_To be done_: Only lines holding the string "with" are wanted; copy each one from the material.

_Material shown_:
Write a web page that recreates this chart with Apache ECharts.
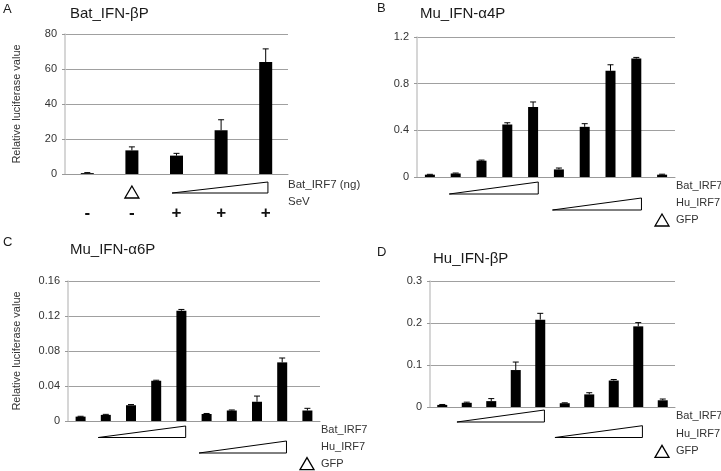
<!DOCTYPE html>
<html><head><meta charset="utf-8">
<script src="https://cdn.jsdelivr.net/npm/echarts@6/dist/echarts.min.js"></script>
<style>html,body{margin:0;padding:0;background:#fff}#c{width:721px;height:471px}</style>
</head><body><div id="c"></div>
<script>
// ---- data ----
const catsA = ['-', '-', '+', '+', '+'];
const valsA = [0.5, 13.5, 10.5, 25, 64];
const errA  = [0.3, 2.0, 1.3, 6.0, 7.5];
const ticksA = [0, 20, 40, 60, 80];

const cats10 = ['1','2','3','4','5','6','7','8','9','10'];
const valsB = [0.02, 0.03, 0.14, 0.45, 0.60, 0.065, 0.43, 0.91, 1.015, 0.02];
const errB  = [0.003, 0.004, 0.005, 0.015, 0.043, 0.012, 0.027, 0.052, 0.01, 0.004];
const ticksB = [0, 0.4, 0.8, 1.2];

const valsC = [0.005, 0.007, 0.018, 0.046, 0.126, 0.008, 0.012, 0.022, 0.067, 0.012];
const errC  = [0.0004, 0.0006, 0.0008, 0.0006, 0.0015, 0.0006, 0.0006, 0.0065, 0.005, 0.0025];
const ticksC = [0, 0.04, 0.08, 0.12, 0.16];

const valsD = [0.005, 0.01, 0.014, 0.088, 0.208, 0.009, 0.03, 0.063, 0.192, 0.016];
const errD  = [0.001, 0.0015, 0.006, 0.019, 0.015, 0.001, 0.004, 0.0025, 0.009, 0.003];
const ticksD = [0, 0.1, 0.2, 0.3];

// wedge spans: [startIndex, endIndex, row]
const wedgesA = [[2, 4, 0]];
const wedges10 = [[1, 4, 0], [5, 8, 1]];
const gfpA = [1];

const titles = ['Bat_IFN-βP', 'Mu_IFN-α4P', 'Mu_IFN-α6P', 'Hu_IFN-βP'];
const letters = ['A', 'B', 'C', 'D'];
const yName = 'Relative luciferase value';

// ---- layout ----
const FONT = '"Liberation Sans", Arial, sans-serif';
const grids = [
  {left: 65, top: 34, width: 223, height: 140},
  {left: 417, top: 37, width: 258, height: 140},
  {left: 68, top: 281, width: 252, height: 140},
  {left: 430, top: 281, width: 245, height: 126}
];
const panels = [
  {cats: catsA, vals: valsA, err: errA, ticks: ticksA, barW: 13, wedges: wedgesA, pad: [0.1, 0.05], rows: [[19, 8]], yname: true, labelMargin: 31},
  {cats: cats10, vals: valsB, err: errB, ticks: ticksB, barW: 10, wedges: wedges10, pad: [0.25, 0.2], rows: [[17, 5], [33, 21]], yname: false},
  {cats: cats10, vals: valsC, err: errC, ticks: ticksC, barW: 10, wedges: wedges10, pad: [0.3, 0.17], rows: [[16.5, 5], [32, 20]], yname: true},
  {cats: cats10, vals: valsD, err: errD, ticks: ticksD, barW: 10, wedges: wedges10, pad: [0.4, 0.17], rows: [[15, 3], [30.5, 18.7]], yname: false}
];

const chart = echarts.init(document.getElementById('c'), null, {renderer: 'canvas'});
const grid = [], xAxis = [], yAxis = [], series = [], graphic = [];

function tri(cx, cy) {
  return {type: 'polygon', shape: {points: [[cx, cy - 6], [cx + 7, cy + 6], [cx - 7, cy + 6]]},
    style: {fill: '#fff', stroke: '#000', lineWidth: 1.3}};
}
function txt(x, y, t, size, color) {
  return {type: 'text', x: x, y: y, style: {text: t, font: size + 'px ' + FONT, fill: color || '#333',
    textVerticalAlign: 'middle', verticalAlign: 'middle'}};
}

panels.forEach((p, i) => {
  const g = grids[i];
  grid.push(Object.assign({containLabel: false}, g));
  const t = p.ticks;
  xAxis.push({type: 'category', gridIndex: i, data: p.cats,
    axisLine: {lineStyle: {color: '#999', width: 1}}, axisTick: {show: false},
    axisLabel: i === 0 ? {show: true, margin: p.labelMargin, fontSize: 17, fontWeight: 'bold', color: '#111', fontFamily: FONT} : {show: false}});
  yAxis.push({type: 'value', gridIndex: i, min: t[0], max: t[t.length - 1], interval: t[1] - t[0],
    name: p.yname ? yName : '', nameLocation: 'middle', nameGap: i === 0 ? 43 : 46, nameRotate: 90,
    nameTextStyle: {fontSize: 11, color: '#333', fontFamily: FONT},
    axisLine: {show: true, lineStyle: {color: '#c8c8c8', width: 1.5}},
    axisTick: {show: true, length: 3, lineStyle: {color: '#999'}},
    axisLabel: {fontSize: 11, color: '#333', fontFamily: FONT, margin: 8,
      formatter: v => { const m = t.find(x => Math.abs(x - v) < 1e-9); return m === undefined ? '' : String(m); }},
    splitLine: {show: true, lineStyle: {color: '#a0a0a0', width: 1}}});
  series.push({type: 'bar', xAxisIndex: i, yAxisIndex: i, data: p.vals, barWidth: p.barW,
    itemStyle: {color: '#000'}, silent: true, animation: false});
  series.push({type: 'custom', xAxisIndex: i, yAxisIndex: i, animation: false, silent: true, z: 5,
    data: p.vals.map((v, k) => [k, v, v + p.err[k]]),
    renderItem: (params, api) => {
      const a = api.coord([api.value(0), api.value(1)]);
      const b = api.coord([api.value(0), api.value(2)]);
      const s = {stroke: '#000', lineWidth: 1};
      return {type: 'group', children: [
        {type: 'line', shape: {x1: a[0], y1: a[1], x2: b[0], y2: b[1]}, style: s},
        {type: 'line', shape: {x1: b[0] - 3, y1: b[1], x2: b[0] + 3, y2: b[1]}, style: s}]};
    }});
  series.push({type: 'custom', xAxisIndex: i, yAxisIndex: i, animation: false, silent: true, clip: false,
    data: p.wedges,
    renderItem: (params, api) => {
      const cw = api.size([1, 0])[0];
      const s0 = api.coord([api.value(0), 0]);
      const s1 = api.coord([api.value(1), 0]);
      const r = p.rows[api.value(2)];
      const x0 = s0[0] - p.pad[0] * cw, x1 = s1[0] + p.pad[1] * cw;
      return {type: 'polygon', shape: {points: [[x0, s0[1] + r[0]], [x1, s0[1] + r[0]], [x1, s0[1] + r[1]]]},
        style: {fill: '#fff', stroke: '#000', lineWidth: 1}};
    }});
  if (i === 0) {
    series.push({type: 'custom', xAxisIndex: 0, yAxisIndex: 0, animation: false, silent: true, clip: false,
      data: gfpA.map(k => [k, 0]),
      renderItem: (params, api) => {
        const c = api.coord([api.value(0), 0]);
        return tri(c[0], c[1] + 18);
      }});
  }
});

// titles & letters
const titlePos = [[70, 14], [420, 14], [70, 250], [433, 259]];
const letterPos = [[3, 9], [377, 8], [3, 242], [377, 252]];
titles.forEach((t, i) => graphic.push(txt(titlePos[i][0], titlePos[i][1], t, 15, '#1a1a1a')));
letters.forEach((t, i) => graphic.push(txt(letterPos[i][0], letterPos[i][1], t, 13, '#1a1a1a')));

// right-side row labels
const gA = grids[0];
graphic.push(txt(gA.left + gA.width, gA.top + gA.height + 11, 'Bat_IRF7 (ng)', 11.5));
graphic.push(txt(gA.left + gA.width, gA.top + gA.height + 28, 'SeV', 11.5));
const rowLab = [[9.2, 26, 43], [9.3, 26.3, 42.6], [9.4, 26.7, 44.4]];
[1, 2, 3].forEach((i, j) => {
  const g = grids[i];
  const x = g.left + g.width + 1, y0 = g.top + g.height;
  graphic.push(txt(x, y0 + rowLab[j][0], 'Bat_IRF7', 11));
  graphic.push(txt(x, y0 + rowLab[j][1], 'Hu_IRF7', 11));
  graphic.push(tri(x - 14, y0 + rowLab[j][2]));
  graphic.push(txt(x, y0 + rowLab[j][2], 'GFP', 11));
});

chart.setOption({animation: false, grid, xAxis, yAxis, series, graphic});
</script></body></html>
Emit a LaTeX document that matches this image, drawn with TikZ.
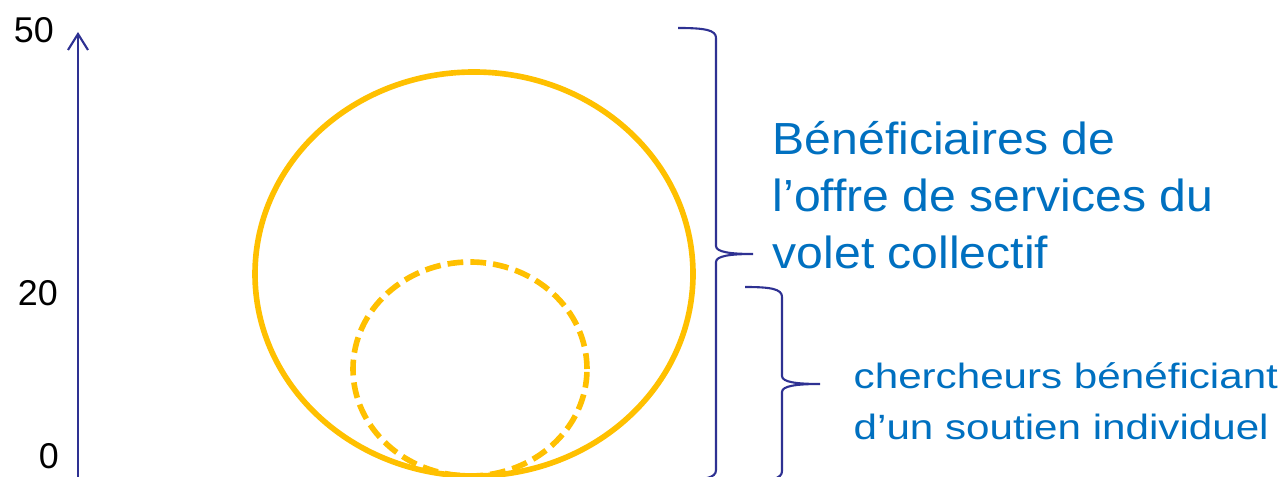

_Answer to this exercise_:
Write a web page that recreates this chart with Apache ECharts.
Emit a LaTeX document that matches this image, drawn with TikZ.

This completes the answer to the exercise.